Officials have seized more than three dozen animals from an Oxford woman who is accused of neglecting a variety of creatures, including dogs, cats, chickens, horses and other animals.
On Tuesday, officials executed a search and seizure warrant for animals and livestock owned by Karen Desrosiers at 48 Condon Road. The investigation began on Feb. 20 after Oxford Animal Control received a complaint of a roaming animal near Desrosiers' house. Oxford Animal Control officials said they discovered malnourished horses, livestock, companion animals and poultry.

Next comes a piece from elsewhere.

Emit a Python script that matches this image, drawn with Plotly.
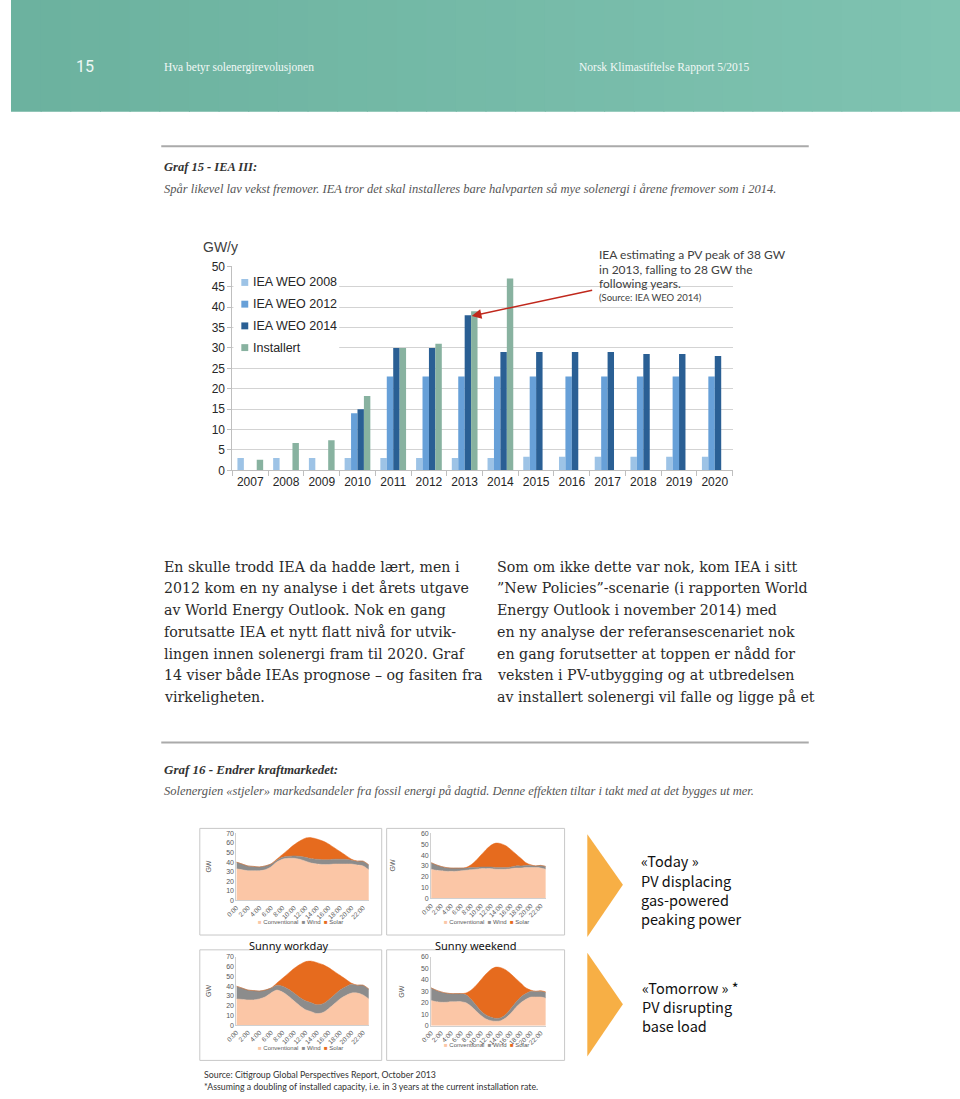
import plotly.graph_objects as go

W, H = 960, 1099
def px(x): return x / W
def py(y): return 1 - y / H

# ---------------- Data: Graf 15 ----------------
years = ["2007", "2008", "2009", "2010", "2011", "2012", "2013",
         "2014", "2015", "2016", "2017", "2018", "2019", "2020"]
weo2008 = [3.0, 3.0, 3.0, 3.0, 3.0, 3.0, 3.0, 3.0, 3.3, 3.3, 3.3, 3.3, 3.3, 3.3]
weo2012 = [None, None, None, 14, 23, 23, 23, 23, 23, 23, 23, 23, 23, 23]
weo2014 = [None, None, None, 15, 30, 30, 38, 29, 29, 29, 29, 28.5, 28.5, 28]
installert = [2.6, 6.7, 7.4, 18.2, 30, 31, 39, 47, None, None, None, None, None, None]
series_names = ["IEA WEO 2008", "IEA WEO 2012", "IEA WEO 2014", "Installert"]
series_colors = ["#9dc3e6", "#67a0d8", "#2a5f94", "#88b2a0"]

# ---------------- Data: Graf 16 (GW per hour) ----------------
hours = list(range(24))
hour_ticks = [0, 2, 4, 6, 8, 10, 12, 14, 16, 18, 20, 22]
hour_labels = ["0:00", "2:00", "4:00", "6:00", "8:00", "10:00", "12:00",
               "14:00", "16:00", "18:00", "20:00", "22:00"]

# Today - sunny workday
conv_tw = [33, 32, 31, 31, 31, 32, 35, 40, 43, 44, 44, 43, 41, 39, 38, 37.5, 37.5, 38, 38, 38, 38, 37, 36, 32]
wind_tw = [7, 6, 5, 4.5, 4, 4, 3, 2, 2, 2, 2.5, 3, 4, 4.5, 5, 5, 5, 5, 5, 5, 4, 4, 5, 5]
solar_tw = [0, 0, 0, 0, 0, 0, 0, 1, 3, 7, 11.5, 16, 20, 22, 21, 19.5, 16.5, 12, 8, 4, 1, 0, 0, 0]
# Today - sunny weekend
conv_te = [27, 26, 25.5, 25, 25, 25, 25.5, 26, 26.5, 27, 27.5, 27.5, 27.5, 27, 27, 27, 27.5, 28, 28, 28.5, 28.5, 28.5, 28, 27]
wind_te = [6, 5, 4, 3.5, 3, 3, 2.5, 2, 2, 1.5, 1.5, 1.5, 1.5, 1.5, 1.5, 1.5, 1.5, 2, 2, 2, 2, 1.5, 2.5, 2.5]
solar_te = [0, 0, 0, 0, 0, 0, 0, 0.5, 2.5, 6.5, 11, 16, 20, 22.5, 22, 20, 16, 11, 7, 2.5, 0.5, 0, 0, 0]
# Tomorrow - sunny workday
conv_mw = [27, 26.5, 26, 26, 27, 29, 33, 36, 34, 30, 25, 20, 16, 14, 12, 13, 17, 22, 27, 30.5, 33, 33, 31, 27]
wind_mw = [13, 11.5, 10, 9.5, 8, 7, 5, 5, 6, 7, 8, 8.5, 9, 9, 9, 9, 9, 9, 9, 9, 9, 8, 10, 10]
solar_mw = [0, 0, 0, 0, 0, 0, 0, 2, 8, 16, 25, 33.5, 40, 42.5, 43, 40, 33, 24, 15, 7.5, 1, 0, 0, 0]
# Tomorrow - sunny weekend
conv_me = [22, 21, 20.5, 20.5, 21, 21, 21, 20, 17, 13, 9, 6, 4.5, 4, 4.5, 7, 11, 16, 20, 23, 25, 25, 25, 24]
wind_me = [11, 10, 9, 8, 7, 7, 7, 7, 6, 5, 4, 3.5, 3, 2.5, 2.5, 3, 4, 4.5, 5, 5, 5, 5, 5, 5]
solar_me = [0, 0, 0, 0, 0, 0, 0, 1.5, 8, 17, 27, 35.5, 41.5, 44.5, 43.5, 38.5, 30, 20.5, 12, 5, 1, 0, 0.5, 0.5]

area_colors = {"Conventional": "#fbc6a6", "Wind": "#8c8c8c", "Solar": "#e66b1e"}

fig = go.Figure()

# ---------- bar chart ----------
for name, vals, col in zip(series_names, [weo2008, weo2012, weo2014, installert], series_colors):
    fig.add_trace(go.Bar(x=years, y=vals, name=name, marker=dict(color=col, line=dict(width=0)),
                         xaxis="x", yaxis="y", showlegend=False))

# ---------- area charts ----------
panels = [
    ("x2", "y2", conv_tw, wind_tw, solar_tw, "tw"),
    ("x3", "y3", conv_te, wind_te, solar_te, "te"),
    ("x4", "y4", conv_mw, wind_mw, solar_mw, "mw"),
    ("x5", "y5", conv_me, wind_me, solar_me, "me"),
]
for xa, ya, c, w, s, g in panels:
    for nm, vals in (("Conventional", c), ("Wind", w), ("Solar", s)):
        fig.add_trace(go.Scatter(x=hours, y=vals, name=nm, stackgroup=g, mode="lines",
                                 line=dict(width=0.5, color=area_colors[nm], shape="spline", smoothing=0.8),
                                 fillcolor=area_colors[nm], xaxis=xa, yaxis=ya, showlegend=False,
                                 hoverinfo="skip"))

shapes = []
annotations = []

# header gradient band
n = 32
for i in range(n):
    t = i / (n - 1)
    r = int(108 + (127 - 108) * t)
    gg = int(178 + (195 - 178) * t)
    b = int(159 + (177 - 159) * t)
    shapes.append(dict(type="rect", xref="paper", yref="paper",
                       x0=px(i * W / n), x1=px((i + 1) * W / n + 1), y0=py(106), y1=py(0) + 0.01,
                       fillcolor=f"rgb({r},{gg},{b})", line=dict(width=0), layer="below"))

def text(x, y, s, size, color="#333", family="Liberation Serif", xanchor="left", **kw):
    annotations.append(dict(x=px(x), y=py(y), xref="paper", yref="paper", text=s, showarrow=False,
                            xanchor=xanchor, yanchor="middle",
                            font=dict(size=size, color=color, family=family), **kw))

text(75, 60, "15", 16, "#eef7f4", "Roboto", xanchor="center")
text(153, 61, "Hva betyr solenergirevolusjonen", 11.5, "#f2f8f6")
text(573, 61, "Norsk Klimastiftelse Rapport 5/2015", 11.5, "#f2f8f6")

# rules
for yy in (141, 745):
    shapes.append(dict(type="line", xref="paper", yref="paper", x0=px(152), x1=px(807),
                       y0=py(yy), y1=py(yy), line=dict(color="#aaaaaa", width=2)))

text(153, 162, "<b><i>Graf 15 - IEA III:</i></b>", 12.5, "#333")
text(153, 184, "<i>Spår likevel lav vekst fremover. IEA tror det skal installeres bare halvparten så mye solenergi i årene fremover som i 2014.</i>", 12.5, "#555")

# bar chart labels
text(192, 243, "GW/y", 14, "#404040", "Liberation Sans")
# legend (manual)
shapes.append(dict(type="rect", xref="paper", yref="paper", x0=px(225), x1=px(332), y0=py(356), y1=py(269),
                   fillcolor="white", line=dict(width=0), layer="above"))
for i, (nm, col) in enumerate(zip(series_names, series_colors)):
    yy = 279 + 22 * i
    shapes.append(dict(type="rect", xref="paper", yref="paper", x0=px(233), x1=px(240),
                       y0=py(yy + 3.5), y1=py(yy - 3.5), fillcolor=col, line=dict(width=0), layer="above"))
    text(243, yy, nm, 12.5, "#262626", "Liberation Sans")

# annotation text + arrow
text(593, 251, "IEA estimating a PV peak of 38 GW", 12, "#404040", "Lato")
text(593, 266, "in 2013, falling to 28 GW the", 12, "#404040", "Lato")
text(593, 280, "following years.", 12, "#404040", "Lato")
text(593, 294, "(Source: IEA WEO 2014)", 9.5, "#404040", "Lato")
annotations.append(dict(x=px(466), y=py(313), xref="paper", yref="paper", text="", showarrow=True,
                        ax=122, ay=-26, arrowcolor="#c0281c", arrowwidth=1.5, arrowhead=2, arrowsize=1.3))

# paragraphs
left_lines = ["En skulle trodd IEA da hadde lært, men i",
              "2012 kom en ny analyse i det årets utgave",
              "av World Energy Outlook. Nok en gang",
              "forutsatte IEA et nytt flatt nivå for utvik-",
              "lingen innen solenergi fram til 2020. Graf",
              "14 viser både IEAs prognose – og fasiten fra",
              "virkeligheten."]
right_lines = ["Som om ikke dette var nok, kom IEA i sitt",
               "”New Policies”-scenarie (i rapporten World",
               "Energy Outlook i november 2014) med",
               "en ny analyse der referansescenariet nok",
               "en gang forutsetter at toppen er nådd for",
               "veksten i PV-utbygging og at utbredelsen",
               "av installert solenergi vil falle og ligge på et"]
for i, s in enumerate(left_lines):
    text(153, 567 + 22 * i, s, 14.2, "#2a2a2a", "DejaVu Serif")
for i, s in enumerate(right_lines):
    text(490, 567 + 22 * i, s, 14.2, "#2a2a2a", "DejaVu Serif")

text(153, 772, "<b><i>Graf 16 - Endrer kraftmarkedet:</i></b>", 13, "#333")
text(153, 794, "<i>Solenergien «stjeler» markedsandeler fra fossil energi på dagtid. Denne effekten tiltar i takt med at det bygges ut mer.</i>", 12.5, "#555")

# panel borders
for (x0, x1, y0, y1) in [(191, 375, 832, 940), (380, 560, 832, 940), (191, 375, 955, 1067), (380, 560, 955, 1067)]:
    shapes.append(dict(type="rect", xref="paper", yref="paper", x0=px(x0), x1=px(x1), y0=py(y1), y1=py(y0),
                       fillcolor="rgba(0,0,0,0)", line=dict(color="#c8c8c8", width=1)))

text(281, 951, "Sunny workday", 11, "#111", "Noto Sans", xanchor="center")
text(470, 951, "Sunny weekend", 11, "#111", "Noto Sans", xanchor="center")

mini_leg = ('<span style="color:#fbc6a6">■</span> Conventional  '
            '<span style="color:#8c8c8c">■</span> Wind  '
            '<span style="color:#e66b1e">■</span> Solar')
for (cx, cy) in [(293, 927), (481, 927), (293, 1054), (481, 1051)]:
    text(cx, cy, mini_leg, 6, "#595959", "Liberation Sans", xanchor="center")
for (gx, gy) in [(200, 871), (386, 870), (200, 997), (395, 997)]:
    text(gx, gy, "GW", 7, "#595959", "Liberation Sans", xanchor="center", textangle=-90)

# chevrons
for (yt, ya, yb) in [(838, 889, 942), (958, 1010, 1063)]:
    shapes.append(dict(type="path", xref="paper", yref="paper",
                       path=f"M {px(583)},{py(yt)} L {px(619)},{py(ya)} L {px(583)},{py(yb)} Z",
                       fillcolor="#f7af45", line=dict(width=0)))
for i, s in enumerate(["«Today »", "PV displacing", "gas-powered", "peaking power"]):
    text(635, 865 + 19.5 * i, s, 14.5, "#111", "Noto Sans CJK KR")
for i, s in enumerate(["«Tomorrow » *", "PV disrupting", "base load"]):
    text(636, 993 + 19.5 * i, s, 14.5, "#111", "Noto Sans CJK KR")

text(193, 1081, "Source: Citigroup Global Perspectives Report, October 2013", 8.8, "#333", "Lato")
text(193, 1093, "*Assuming a doubling of installed capacity, i.e. in 3 years at the current installation rate.", 8.8, "#333", "Lato")

# ---------- layout ----------
small_x = dict(range=[0, 23], tickvals=hour_ticks, ticktext=hour_labels, tickangle=-45,
               tickfont=dict(size=6.5, color="#595959", family="Liberation Sans"),
               showgrid=False, showline=True, linecolor="#d0d0d0", ticks="", zeroline=False, fixedrange=True)
def small_y(rng, dom, anchor):
    return dict(range=rng, dtick=10, domain=dom, anchor=anchor, showgrid=False, showline=True,
                linecolor="#d0d0d0", zeroline=False, ticks="",
                tickfont=dict(size=7, color="#595959", family="Liberation Sans"))

fig.update_layout(
    autosize=True,
    margin=dict(l=0, r=0, t=0, b=0),
    paper_bgcolor="white", plot_bgcolor="white",
    barmode="group", bargap=0.28, bargroupgap=0,
    showlegend=False,
    xaxis=dict(domain=[px(224), px(730)], anchor="y", type="category", showgrid=False,
               showline=True, linecolor="#bfbfbf", ticks="outside", tickson="boundaries",
               ticklen=5, tickcolor="#bfbfbf", tickangle=0,
               tickfont=dict(size=12, color="#262626", family="Liberation Sans")),
    yaxis=dict(domain=[py(469.3), py(262.7)], anchor="x", range=[0, 50], dtick=5,
               gridcolor="#d3d3d3", showline=True, linecolor="#bfbfbf", ticks="outside",
               ticklen=4, tickcolor="#bfbfbf", zeroline=False,
               tickfont=dict(size=12, color="#262626", family="Liberation Sans")),
    xaxis2=dict(domain=[px(228), px(362)], anchor="y2", **small_x),
    yaxis2=small_y([0, 70], [py(905), py(837)], "x2"),
    xaxis3=dict(domain=[px(425), px(541)], anchor="y3", **small_x),
    yaxis3=small_y([0, 60], [py(903), py(837)], "x3"),
    xaxis4=dict(domain=[px(228), px(362)], anchor="y4", **small_x),
    yaxis4=small_y([0, 70], [py(1031.5), py(962)], "x4"),
    xaxis5=dict(domain=[px(425), px(541)], anchor="y5", **small_x),
    yaxis5=small_y([0, 60], [py(1032), py(962)], "x5"),
    shapes=shapes,
    annotations=annotations,
)

fig.write_html("out.html",
               config={"displayModeBar": False},
               default_width="100vw; position:fixed; left:0; top:0; margin:0",
               default_height="100vh",
               post_script="document.documentElement.style.margin='0';document.body.style.margin='0';document.body.style.overflow='hidden';")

Officials ended up seizing four dogs, a cat, 18 chickens, six turkeys, six guinea fowl, a goat, a pig, a donkey, a horse, and two miniature horses.
The search and seizure warrant alleges that the animals lacked basic and necessary veterinary care, proper feed and water.

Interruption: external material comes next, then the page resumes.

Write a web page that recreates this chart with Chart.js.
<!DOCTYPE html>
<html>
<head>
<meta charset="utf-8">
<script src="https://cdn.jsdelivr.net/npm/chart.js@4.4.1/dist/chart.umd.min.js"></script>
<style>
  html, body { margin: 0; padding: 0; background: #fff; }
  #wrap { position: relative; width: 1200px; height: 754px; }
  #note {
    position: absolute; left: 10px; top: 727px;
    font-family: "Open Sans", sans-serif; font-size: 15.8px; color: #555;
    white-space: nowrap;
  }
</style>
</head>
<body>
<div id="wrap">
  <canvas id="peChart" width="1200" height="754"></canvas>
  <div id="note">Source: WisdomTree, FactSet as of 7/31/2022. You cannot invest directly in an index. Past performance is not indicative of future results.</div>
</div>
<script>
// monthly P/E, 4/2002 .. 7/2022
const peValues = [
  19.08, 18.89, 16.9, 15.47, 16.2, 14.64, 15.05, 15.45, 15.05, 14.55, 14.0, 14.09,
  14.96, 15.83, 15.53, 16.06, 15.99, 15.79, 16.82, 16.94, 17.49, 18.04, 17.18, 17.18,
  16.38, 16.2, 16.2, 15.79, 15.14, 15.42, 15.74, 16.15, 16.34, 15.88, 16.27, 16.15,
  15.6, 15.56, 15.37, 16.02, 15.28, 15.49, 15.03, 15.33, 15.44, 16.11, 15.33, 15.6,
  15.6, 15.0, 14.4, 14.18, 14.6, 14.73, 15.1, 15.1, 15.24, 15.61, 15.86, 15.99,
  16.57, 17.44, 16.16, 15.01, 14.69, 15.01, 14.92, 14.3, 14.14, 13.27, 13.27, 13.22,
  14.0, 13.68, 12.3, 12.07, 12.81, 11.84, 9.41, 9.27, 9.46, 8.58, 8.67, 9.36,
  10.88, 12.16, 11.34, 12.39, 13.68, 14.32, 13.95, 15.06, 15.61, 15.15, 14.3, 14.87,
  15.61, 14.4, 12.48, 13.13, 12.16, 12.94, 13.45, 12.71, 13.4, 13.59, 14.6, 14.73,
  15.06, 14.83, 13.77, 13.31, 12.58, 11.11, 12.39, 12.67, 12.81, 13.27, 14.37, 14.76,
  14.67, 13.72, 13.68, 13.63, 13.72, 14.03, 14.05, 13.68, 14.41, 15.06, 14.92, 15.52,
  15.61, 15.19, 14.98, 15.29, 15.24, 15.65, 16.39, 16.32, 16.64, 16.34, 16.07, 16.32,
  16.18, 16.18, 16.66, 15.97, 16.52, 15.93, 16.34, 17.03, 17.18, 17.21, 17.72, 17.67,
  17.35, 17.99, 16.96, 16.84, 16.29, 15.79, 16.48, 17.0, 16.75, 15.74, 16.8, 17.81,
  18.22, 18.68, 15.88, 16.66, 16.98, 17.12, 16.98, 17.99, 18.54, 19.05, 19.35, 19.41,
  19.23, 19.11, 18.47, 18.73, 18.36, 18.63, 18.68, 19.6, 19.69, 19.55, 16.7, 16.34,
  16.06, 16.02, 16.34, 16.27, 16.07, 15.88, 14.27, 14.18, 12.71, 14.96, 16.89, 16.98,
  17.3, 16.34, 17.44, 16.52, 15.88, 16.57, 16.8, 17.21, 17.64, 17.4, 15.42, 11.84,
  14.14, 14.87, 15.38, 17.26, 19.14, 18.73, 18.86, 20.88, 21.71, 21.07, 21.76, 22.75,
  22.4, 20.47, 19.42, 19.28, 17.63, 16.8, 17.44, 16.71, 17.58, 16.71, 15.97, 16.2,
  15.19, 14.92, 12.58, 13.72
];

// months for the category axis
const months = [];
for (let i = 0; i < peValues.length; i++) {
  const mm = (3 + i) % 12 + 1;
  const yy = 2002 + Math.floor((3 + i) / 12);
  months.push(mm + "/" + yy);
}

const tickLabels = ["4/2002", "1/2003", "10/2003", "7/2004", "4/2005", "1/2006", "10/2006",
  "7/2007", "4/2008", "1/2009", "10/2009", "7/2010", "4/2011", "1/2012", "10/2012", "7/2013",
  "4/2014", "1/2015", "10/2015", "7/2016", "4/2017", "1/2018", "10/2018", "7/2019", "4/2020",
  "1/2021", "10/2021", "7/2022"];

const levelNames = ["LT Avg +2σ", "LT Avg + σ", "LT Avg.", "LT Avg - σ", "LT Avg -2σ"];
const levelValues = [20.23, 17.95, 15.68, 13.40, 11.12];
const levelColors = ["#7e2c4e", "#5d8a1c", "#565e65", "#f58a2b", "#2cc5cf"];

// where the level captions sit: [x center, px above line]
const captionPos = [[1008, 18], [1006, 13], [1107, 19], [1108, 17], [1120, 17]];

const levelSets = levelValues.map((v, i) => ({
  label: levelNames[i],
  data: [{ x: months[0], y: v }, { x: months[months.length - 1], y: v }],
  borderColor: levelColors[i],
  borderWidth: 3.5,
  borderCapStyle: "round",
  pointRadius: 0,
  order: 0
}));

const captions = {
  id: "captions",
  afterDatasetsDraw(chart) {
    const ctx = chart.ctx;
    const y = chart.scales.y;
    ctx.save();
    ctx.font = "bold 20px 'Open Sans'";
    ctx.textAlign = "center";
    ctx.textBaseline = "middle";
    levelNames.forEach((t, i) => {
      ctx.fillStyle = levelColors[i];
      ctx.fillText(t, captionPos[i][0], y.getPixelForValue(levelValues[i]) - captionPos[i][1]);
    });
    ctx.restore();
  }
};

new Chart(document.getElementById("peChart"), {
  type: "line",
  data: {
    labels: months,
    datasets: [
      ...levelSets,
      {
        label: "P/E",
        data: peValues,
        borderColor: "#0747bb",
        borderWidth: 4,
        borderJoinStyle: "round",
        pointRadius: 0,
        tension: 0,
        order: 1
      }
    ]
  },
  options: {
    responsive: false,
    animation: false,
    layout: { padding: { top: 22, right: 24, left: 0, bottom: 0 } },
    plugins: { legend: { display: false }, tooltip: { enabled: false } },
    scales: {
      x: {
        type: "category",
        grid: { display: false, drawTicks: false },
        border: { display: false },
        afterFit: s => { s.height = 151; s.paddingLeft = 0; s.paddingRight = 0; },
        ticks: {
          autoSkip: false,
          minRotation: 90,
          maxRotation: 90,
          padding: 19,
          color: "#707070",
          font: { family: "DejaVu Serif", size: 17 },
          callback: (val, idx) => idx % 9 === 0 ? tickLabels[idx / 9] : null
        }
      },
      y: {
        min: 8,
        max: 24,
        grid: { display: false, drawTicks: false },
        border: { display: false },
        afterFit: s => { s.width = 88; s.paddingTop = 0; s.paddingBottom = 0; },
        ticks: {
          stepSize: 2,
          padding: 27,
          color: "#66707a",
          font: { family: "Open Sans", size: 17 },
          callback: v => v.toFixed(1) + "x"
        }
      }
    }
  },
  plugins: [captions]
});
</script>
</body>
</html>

"Conditions observed that led to the action include horses and a donkey with badly overgrown hooves, skin conditions and no water available. No hay and very little animal feed were seen on the property. One horse appeared to have wounds and injuries of unknown origin," according to a news release from the Department of Agriculture.
The four dogs and one cat taken in the seizure will be kept at local municipal animal shelters. The horses, livestock, and poultry are being transported to the Connecticut Department of Agriculture’s large animal rescue facility at Gates Correctional Institution in Niantic. All of the animals will be evaluated by a veterinarian.
At this time, none of the animals are available for adoption as this is an ongoing investigation into possible criminal animal neglect, the press release states. At this point, Desrosiers has not been charged criminally.
“Neglect and abuse of animals are actions we do not tolerate at the Department of Agriculture,” Commissioner Steven K. Reviczky said. “It is essential that these animals receive adequate food, water, and care while we investigate the circumstances that led to these conditions, and take the necessary steps to ensure they do not occur again.
The search and seizure was conducted by the Connecticut Department of Agriculture, Oxford Animal Control, the Oxford Resident Trooper's Office and animal control officers from surrounding towns.
How to Help
The Connecticut Department of Agriculture has a fund to help defray the cost of caring for animals taken during animal cruelty search and seizures. Donations can be made by check (payable to the “Animal Abuse Cost Recovery Account”) to the Connecticut Department of Agriculture, 165 Capitol Ave., Hartford, CT 06106. In addition to donations, the fund also takes in court-awarded monies and dedicates these monies to the feeding and care of seized animals.